Almost all of the property is held on a 900-year lease dating from 1991 at a rent of £10, or less than €13 a year. A section of a rear passageway is held on a 50-year lease at €20,000 a year dating from 2013.
Both the ground and first floor of the premises extend to around 139 sq m (1,500 sq ft) each while its basement extends to about half that floor area.
John Ryan of CBRE says that one of the features of this year’s pub market has been the sale of bars for alternative uses. He cites the impending sale of Kiely’s of Donnybrook for which Knight Frank had been guiding €5m and which has been marketed as a development site.
Meanwhile in Mount Merrion the development company Oakmount, headed by Paddy McKillen Jnr and Matt Ryan, just this week brought another pub/restaurant – Kennedy’s Bar and Union Café – to the market as part of a larger development property which includes the former Stella Cinema, also known as the former Flanagan’s furniture store and car park.
With frontage onto Deer Park and two other roads, the 0.76 hectare (1.88 acre) site is considered to have potential for up to 193 apartments and 282 sq m (3,035 sq ft) of commercial space. Knight Frank is guiding more than €32m for it.
Suburban pubs on large sites have come back into the crosshairs of developers following the upsurge in demand for residential properties including build-to-rent projects.
For instance, Brady’s Castleknock was sold with planning permission for 36 apartments for more than €3m, and The Black Horse Inn, Inchicore for more than €2.5m.
The biggest pub deal of the year so far also had development potential and includes investment properties. Loyola Group, headed by Brian O’Malley, bought Baker’s Corner licensed premises for well over its €5m guide price.
To date Loyola has focused on the pub and restaurant trade rather than property development.
John Ryan who handled the sale says Baker’s Corner pub extends to 1,180 sq m (12,700 sq ft) and comprises a ground floor lounge bar, public bar, a catering kitchen and an off-licence. Its first floor accommodates a function room, stores and offices and it also has a cellar. Outside is a smoking area and car park with over 100 spaces.
Also included in this sale was The Forge investment property comprising three retail units, two office units and three apartments generating more than €150,000 in annual rents. One of the tenants, Paddy Power bookmakers, pays annual rent of €80,000.
Loyola saw off publicans, developers and investors who were also interested in the 0.5 hectare (1.235 acre) property which is zoned ‘Neighbourhood Centre’.
John Younge says another feature of the market has been development activity by publicans themselves as some, such as Gleesons of Booterstown, have added on bedrooms and some have become inns.

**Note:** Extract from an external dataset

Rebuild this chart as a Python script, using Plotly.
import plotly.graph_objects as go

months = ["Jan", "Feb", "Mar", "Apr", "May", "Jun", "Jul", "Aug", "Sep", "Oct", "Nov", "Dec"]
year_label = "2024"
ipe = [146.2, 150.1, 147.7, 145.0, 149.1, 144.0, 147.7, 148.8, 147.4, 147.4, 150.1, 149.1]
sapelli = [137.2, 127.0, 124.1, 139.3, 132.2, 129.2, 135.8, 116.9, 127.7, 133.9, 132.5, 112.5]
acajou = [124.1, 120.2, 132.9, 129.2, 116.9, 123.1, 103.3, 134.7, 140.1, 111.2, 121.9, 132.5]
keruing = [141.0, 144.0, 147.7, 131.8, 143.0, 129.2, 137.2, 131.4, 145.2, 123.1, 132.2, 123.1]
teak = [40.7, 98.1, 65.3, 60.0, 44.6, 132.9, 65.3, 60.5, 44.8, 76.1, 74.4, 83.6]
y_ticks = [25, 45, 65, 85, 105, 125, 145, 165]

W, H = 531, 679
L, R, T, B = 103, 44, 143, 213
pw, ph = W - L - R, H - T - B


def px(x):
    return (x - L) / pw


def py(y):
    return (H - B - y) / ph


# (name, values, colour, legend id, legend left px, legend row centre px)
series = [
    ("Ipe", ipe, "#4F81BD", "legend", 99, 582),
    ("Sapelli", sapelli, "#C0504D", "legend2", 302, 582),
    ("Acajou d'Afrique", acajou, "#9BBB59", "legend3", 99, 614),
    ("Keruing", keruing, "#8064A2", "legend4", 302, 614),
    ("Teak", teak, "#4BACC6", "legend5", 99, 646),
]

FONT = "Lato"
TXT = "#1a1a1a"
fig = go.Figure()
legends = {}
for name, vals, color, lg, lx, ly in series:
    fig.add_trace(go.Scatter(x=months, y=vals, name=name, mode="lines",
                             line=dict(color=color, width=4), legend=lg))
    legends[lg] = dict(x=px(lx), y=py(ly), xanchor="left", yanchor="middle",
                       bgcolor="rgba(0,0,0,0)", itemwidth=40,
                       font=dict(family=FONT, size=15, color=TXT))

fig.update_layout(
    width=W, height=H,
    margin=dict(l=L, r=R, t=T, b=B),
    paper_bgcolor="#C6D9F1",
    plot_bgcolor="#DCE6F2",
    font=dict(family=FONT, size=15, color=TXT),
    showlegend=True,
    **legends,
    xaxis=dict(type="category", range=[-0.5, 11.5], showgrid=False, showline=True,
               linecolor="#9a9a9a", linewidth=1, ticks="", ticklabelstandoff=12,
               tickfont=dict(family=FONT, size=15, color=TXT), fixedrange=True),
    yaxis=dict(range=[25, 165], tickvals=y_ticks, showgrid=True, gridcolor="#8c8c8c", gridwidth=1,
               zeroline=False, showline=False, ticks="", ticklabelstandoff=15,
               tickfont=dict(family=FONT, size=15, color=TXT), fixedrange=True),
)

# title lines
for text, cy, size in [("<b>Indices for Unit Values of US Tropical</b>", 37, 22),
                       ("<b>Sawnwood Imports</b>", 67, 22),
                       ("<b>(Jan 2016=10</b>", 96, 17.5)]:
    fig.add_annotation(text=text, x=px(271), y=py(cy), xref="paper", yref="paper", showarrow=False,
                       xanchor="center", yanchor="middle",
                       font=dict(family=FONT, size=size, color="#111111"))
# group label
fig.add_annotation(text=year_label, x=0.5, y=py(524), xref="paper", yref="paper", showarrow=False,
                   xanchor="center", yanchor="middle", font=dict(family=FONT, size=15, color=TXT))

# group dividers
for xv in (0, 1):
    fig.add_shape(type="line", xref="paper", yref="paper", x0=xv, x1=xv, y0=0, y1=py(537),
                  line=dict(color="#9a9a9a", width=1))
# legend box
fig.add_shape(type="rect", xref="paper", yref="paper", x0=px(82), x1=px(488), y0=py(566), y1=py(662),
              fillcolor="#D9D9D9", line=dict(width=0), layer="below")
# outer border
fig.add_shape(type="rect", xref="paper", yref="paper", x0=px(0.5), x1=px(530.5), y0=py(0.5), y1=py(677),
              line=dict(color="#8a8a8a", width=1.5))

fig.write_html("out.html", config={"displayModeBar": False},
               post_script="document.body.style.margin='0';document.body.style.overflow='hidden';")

Charlie Chawke, who has nine pubs, said in an interview recently that he plans to develop a hotel and apartments at The Goat pub site in south Dublin.
Despite the return of developers and investors to the market, the number of pubs selling this year looks set to fall below the 31 which sold in 2017 and the 35 in 2016 when turnover topped €67m following the sale of the Camden de Luxe hotel complex.

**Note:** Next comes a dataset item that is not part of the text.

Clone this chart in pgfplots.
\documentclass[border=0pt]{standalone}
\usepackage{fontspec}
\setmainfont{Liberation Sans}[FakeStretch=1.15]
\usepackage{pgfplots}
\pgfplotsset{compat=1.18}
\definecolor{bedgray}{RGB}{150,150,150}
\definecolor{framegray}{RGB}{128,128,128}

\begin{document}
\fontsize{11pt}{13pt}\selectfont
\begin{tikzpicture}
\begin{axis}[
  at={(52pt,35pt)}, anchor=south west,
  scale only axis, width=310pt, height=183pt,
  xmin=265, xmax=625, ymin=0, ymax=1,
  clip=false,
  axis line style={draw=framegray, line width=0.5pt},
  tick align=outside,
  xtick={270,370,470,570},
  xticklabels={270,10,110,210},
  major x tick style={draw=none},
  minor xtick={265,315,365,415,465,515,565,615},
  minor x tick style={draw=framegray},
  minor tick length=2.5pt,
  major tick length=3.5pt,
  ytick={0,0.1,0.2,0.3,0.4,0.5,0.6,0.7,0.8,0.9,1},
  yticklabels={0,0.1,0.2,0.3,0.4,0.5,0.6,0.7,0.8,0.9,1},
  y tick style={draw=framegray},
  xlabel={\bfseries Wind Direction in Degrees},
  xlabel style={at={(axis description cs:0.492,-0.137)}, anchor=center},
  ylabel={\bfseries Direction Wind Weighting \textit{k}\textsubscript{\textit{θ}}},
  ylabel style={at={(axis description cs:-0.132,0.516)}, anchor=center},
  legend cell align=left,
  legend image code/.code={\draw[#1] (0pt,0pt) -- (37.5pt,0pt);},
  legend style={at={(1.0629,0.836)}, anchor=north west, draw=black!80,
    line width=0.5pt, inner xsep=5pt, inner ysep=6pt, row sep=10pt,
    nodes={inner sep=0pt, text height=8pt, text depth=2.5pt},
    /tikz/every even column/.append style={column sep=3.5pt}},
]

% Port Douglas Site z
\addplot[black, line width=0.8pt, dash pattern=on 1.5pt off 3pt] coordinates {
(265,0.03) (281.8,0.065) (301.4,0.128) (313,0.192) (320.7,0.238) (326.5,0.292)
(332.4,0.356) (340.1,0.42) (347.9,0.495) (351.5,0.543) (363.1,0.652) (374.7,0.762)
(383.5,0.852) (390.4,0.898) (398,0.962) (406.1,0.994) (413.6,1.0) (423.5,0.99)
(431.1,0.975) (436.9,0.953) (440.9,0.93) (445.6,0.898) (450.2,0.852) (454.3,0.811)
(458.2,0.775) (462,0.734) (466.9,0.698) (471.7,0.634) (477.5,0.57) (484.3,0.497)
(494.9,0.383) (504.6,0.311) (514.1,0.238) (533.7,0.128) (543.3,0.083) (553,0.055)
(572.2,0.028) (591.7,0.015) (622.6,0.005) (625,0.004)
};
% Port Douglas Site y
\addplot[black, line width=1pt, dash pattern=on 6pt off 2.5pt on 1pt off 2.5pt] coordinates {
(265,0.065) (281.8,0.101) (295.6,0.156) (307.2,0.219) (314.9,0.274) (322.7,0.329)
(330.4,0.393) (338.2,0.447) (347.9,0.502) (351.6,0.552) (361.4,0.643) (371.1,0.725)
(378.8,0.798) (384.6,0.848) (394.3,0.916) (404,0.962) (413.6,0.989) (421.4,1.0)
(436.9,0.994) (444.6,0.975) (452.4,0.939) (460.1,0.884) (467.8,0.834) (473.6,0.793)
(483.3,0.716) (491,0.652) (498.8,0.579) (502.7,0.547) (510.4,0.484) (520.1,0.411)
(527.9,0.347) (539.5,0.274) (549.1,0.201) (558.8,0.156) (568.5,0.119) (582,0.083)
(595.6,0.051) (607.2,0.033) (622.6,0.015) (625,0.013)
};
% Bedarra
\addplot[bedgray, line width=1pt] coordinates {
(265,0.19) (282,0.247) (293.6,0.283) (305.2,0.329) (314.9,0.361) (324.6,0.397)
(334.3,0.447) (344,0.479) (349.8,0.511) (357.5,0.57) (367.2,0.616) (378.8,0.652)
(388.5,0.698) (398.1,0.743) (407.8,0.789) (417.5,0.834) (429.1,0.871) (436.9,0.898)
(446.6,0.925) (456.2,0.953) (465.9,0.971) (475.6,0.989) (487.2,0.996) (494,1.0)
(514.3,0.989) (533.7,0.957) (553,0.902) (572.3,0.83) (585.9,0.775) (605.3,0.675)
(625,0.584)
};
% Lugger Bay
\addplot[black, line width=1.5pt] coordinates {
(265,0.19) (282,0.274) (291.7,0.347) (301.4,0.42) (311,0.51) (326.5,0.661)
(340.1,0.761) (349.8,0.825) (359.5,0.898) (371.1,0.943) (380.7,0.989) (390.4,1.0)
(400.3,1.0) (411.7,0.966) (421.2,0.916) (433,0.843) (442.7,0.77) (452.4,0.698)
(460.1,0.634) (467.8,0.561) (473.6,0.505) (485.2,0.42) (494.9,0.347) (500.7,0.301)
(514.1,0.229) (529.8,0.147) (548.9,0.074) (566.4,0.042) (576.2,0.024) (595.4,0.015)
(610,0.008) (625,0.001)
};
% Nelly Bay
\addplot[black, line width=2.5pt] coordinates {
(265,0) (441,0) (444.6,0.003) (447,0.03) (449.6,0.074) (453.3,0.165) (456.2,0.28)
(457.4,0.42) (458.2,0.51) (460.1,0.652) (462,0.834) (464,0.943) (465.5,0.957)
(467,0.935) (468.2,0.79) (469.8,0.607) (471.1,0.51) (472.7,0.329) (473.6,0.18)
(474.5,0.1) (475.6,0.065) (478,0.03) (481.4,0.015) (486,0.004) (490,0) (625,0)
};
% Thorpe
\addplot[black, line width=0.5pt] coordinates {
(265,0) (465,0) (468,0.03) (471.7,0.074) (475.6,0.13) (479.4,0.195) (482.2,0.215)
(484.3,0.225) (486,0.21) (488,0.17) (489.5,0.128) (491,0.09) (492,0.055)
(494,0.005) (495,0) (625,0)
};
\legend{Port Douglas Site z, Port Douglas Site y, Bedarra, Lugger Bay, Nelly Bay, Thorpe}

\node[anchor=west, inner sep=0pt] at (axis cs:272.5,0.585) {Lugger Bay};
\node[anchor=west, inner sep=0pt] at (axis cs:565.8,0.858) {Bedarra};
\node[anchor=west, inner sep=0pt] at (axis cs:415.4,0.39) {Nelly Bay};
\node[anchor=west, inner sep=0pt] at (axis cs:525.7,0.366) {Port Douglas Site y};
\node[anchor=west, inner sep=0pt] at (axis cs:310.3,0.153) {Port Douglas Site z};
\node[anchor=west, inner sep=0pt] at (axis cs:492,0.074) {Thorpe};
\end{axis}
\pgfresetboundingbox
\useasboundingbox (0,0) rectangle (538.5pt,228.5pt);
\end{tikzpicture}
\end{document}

Nevertheless the average price has increased by about 50pc from an average of €1.18m in 2017 to €1.775m so far this year.
John Ryan says this increase is encouraging and also reflects the better trading conditions being experienced by established publicans.
Another south Dublin pub to sell this year saw a group of private investors headed up by John Martin acquire their first pub, Stillorgan Orchard, for well over CBRE’s €3.25m guide price.
Renowned for its thatched roof, the mainly single storey premises extends to around 650 sq m (7,000 sq ft) which accommodates a lounge bar, cafe bar, a large catering kitchen and storage areas, two smoking areas and a car park with capacity for 50 cars.
Investment pubs to sell were the Eagle House Glasthule and Karma Stone, Wexford Street.